FIXED-TERM CONTRACTS - 18.05.2011

Fixed-term contracts: how long should they last?

When you need extra staff, but don’t want anyone permanent, a fixed-term contract can offer the ideal solution. But get the duration wrong and you could face some nasty legal liabilities. So how can you protect yourself?

Advantages of fixed-term contracts

A fixed-term contract (FTC) typically has one of three outcomes; it may:

  1. Specify an exact end date.
  2. Run for a set period of time, e.g. ten months.
  3. Terminate at the end of a specific project.

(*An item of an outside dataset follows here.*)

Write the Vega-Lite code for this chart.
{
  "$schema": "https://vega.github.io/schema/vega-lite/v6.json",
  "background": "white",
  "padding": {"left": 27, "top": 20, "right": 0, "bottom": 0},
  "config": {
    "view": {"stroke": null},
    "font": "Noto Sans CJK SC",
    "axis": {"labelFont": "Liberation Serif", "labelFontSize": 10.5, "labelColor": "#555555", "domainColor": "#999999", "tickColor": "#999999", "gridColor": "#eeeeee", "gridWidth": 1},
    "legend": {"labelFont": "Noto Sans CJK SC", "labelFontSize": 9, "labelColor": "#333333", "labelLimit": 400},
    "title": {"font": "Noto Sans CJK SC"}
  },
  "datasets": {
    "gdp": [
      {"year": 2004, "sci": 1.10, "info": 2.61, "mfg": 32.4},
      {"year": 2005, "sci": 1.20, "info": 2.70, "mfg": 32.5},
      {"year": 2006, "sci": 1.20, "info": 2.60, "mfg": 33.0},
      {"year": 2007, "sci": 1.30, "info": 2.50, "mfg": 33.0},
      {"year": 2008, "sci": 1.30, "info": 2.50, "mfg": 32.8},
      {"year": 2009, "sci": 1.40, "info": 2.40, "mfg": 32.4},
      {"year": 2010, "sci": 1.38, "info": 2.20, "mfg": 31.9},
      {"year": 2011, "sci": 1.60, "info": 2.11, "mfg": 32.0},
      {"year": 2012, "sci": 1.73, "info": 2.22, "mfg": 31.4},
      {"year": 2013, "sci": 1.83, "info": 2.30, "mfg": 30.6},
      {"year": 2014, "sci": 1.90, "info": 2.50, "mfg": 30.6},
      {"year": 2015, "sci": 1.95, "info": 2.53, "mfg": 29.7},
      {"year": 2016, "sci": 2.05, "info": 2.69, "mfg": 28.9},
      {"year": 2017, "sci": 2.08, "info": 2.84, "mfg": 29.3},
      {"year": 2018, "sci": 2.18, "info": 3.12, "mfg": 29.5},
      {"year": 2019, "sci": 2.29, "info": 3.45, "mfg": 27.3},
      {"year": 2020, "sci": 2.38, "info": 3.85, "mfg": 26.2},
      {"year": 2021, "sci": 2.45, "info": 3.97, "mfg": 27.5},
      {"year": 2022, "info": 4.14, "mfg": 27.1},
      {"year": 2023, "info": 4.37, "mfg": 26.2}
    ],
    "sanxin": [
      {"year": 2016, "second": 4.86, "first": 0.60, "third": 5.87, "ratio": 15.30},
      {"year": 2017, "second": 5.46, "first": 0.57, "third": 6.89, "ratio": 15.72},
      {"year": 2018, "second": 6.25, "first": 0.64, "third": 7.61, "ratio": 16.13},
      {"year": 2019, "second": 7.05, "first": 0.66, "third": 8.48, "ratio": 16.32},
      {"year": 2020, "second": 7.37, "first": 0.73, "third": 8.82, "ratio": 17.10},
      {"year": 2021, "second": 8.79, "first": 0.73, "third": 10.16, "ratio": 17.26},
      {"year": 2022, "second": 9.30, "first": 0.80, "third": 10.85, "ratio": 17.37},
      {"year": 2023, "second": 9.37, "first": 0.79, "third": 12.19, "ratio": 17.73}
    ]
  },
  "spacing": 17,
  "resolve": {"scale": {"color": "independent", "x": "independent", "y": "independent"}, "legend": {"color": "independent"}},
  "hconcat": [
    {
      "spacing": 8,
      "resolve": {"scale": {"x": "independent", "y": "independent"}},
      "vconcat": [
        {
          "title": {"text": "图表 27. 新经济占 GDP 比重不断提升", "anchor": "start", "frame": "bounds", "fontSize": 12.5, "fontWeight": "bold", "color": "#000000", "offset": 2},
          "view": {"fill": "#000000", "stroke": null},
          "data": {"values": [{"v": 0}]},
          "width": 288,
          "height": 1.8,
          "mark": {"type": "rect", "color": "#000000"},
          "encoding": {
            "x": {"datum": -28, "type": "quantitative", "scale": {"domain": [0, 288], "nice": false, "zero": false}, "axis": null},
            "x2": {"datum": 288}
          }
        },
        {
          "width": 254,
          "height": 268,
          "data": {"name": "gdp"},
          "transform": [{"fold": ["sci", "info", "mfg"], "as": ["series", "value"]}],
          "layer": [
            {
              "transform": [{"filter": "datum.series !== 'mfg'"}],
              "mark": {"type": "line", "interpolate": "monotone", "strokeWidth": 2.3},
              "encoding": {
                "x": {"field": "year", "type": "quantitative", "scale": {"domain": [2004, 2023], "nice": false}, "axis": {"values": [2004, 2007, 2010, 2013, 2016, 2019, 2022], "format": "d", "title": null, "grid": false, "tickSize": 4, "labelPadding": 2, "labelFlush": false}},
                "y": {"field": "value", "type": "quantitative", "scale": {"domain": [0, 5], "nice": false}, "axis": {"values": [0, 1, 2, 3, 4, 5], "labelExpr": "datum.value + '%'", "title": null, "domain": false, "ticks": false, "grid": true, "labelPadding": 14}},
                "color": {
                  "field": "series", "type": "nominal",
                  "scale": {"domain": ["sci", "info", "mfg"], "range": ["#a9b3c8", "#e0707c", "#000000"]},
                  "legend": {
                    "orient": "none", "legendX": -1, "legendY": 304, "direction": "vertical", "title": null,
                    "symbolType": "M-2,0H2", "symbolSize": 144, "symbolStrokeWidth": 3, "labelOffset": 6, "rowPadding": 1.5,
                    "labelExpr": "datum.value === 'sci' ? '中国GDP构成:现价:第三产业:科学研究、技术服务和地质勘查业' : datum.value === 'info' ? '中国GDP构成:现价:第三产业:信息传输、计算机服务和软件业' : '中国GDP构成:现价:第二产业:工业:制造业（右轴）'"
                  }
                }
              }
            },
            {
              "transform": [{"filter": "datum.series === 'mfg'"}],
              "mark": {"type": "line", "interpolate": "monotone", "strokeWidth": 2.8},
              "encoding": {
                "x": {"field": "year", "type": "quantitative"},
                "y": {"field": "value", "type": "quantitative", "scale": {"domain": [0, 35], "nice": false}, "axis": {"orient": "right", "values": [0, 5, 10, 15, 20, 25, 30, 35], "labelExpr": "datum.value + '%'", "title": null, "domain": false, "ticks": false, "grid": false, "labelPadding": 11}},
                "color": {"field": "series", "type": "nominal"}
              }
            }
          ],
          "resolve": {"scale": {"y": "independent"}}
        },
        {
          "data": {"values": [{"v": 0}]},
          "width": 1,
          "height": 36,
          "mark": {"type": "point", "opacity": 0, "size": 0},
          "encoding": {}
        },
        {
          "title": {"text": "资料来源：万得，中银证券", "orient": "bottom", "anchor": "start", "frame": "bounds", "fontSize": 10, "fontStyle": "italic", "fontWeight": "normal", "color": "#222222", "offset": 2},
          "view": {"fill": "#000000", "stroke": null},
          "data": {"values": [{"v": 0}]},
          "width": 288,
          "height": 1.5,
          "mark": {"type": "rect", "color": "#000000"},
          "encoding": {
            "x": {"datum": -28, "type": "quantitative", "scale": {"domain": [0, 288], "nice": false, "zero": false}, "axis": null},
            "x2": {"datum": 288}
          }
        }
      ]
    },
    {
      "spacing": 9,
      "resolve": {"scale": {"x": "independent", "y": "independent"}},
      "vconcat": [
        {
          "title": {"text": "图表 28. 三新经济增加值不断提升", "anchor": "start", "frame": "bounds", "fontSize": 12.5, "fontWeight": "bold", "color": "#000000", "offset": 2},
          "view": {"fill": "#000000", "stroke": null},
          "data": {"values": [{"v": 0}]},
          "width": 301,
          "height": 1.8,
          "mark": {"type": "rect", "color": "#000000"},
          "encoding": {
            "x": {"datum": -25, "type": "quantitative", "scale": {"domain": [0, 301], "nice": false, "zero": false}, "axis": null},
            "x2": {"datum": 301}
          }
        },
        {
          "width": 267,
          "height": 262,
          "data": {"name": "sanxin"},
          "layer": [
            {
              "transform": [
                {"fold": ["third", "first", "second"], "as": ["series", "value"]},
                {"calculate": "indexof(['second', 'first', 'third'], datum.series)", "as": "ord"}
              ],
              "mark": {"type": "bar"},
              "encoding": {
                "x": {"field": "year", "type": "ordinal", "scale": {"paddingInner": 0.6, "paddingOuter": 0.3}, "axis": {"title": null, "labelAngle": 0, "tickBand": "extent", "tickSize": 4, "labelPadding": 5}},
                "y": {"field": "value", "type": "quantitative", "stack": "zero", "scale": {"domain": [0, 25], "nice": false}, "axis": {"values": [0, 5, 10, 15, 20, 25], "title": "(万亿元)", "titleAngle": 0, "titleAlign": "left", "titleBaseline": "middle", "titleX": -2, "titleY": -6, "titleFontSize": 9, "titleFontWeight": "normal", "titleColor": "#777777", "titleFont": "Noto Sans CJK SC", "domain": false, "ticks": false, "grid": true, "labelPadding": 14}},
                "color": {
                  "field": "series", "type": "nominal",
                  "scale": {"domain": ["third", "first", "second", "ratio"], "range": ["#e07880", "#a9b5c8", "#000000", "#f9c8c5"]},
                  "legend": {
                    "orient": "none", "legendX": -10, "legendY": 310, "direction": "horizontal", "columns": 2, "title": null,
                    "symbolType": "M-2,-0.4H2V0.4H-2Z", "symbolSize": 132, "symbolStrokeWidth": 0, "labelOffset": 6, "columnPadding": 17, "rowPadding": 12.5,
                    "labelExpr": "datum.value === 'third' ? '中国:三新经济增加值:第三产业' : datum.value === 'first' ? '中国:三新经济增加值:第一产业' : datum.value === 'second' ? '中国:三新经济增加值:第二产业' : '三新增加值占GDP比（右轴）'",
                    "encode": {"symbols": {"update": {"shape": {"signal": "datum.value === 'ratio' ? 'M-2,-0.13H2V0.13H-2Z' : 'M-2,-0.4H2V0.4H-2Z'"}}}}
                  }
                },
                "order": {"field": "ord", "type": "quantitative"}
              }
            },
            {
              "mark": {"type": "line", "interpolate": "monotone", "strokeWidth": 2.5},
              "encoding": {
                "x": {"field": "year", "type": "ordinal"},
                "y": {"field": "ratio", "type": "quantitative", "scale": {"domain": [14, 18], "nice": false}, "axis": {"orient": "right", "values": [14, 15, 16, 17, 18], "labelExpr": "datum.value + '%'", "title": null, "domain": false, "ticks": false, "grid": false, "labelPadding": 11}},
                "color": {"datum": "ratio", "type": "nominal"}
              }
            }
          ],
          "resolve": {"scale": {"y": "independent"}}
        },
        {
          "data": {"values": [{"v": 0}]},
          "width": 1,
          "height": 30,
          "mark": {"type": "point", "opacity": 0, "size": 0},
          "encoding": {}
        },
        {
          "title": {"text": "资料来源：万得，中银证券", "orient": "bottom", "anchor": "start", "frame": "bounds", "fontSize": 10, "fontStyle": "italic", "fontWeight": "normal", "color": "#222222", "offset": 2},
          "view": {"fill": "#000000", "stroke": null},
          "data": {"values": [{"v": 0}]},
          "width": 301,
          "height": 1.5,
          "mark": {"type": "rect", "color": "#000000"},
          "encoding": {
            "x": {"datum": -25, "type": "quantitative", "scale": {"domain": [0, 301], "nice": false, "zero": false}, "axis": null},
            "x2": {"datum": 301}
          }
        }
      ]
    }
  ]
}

Benefits. They offer employers the ability to buy in skills or expertise without adding to their permanent head count. But there are some legal issues you must consider when entering into them. So what do you need to know?

Important legal issues

Firstly, whilst an FTC can be renewed, it’s vital that the individual’s total period of employment doesn’t exceed four years. If it does, the Fixed Term Employees (Less Favourable Treatment) Regulations 2002 apply.

Risk. They state that, at this point, an FTC automatically converts to a permanent contract, unless you can objectively justify why it shouldn’t. We aren’t aware of any cases where this argument has succeeded so, as a general rule, never use FTCs for four, or more, years.

Watch out for unfair dismissal rights

Employers often assume that because they’ve offered an FTC the employee doesn’t accrue unfair dismissal rights. Unfortunately, those who work on one (or more) continuously for a year gain the continuity of service necessary to bring this type of claim, i.e. as if they were employed on a permanent contract.

Break the continuity

The termination of an FTC - even if this occurs on a date previously agreed by the employee - is always a dismissal. Therefore, if they’ve worked for you continuously for a year, you must be able to show that: (1) a fair dismissal procedure was followed; (2) it was reasonable to dismiss them in all the circumstances; and (3) you considered whether or not if they could be redeployed.

Tip. Alternatively, if you break their continuity of employment before the one-year mark, this problem ceases to exist; for example, by having a break of 14 days between each six-month FTC.

Early termination clause

To further protect you, an FTC should always include an early termination clause (see The next step). Doing this allows you to bring the contract to an end sooner and without being in breach of contract, e.g. if you’ve no further need for the individual, or it’s just not working out. In the absence of this type of clause, the employee may be entitled to claim damages which are equal to the pay and benefits of the unexpired portion of their FTC.

Tip. Assuming that an FTC is for a set time, it automatically terminates once that period is up. However, whilst you don’t have to give formal notice, avoid misunderstandings when that date draws close by confirming the end of the contract, when this will happen and the reason why, i.e. you no longer require the individual’s services.

For a free sample fixed-term contract which includes an early termination clause, visit http://personnel.indicator.co.uk(PS 13.11.06).

Never employ staff on one or a series of fixed-term contracts which exceed four years. The law says that at this point they become permanent employees. Plus, as they accrue unfair dismissal rights after one year’s employment, keep the contracts shorter than this, or have a clear break in between, e.g. of 14 days.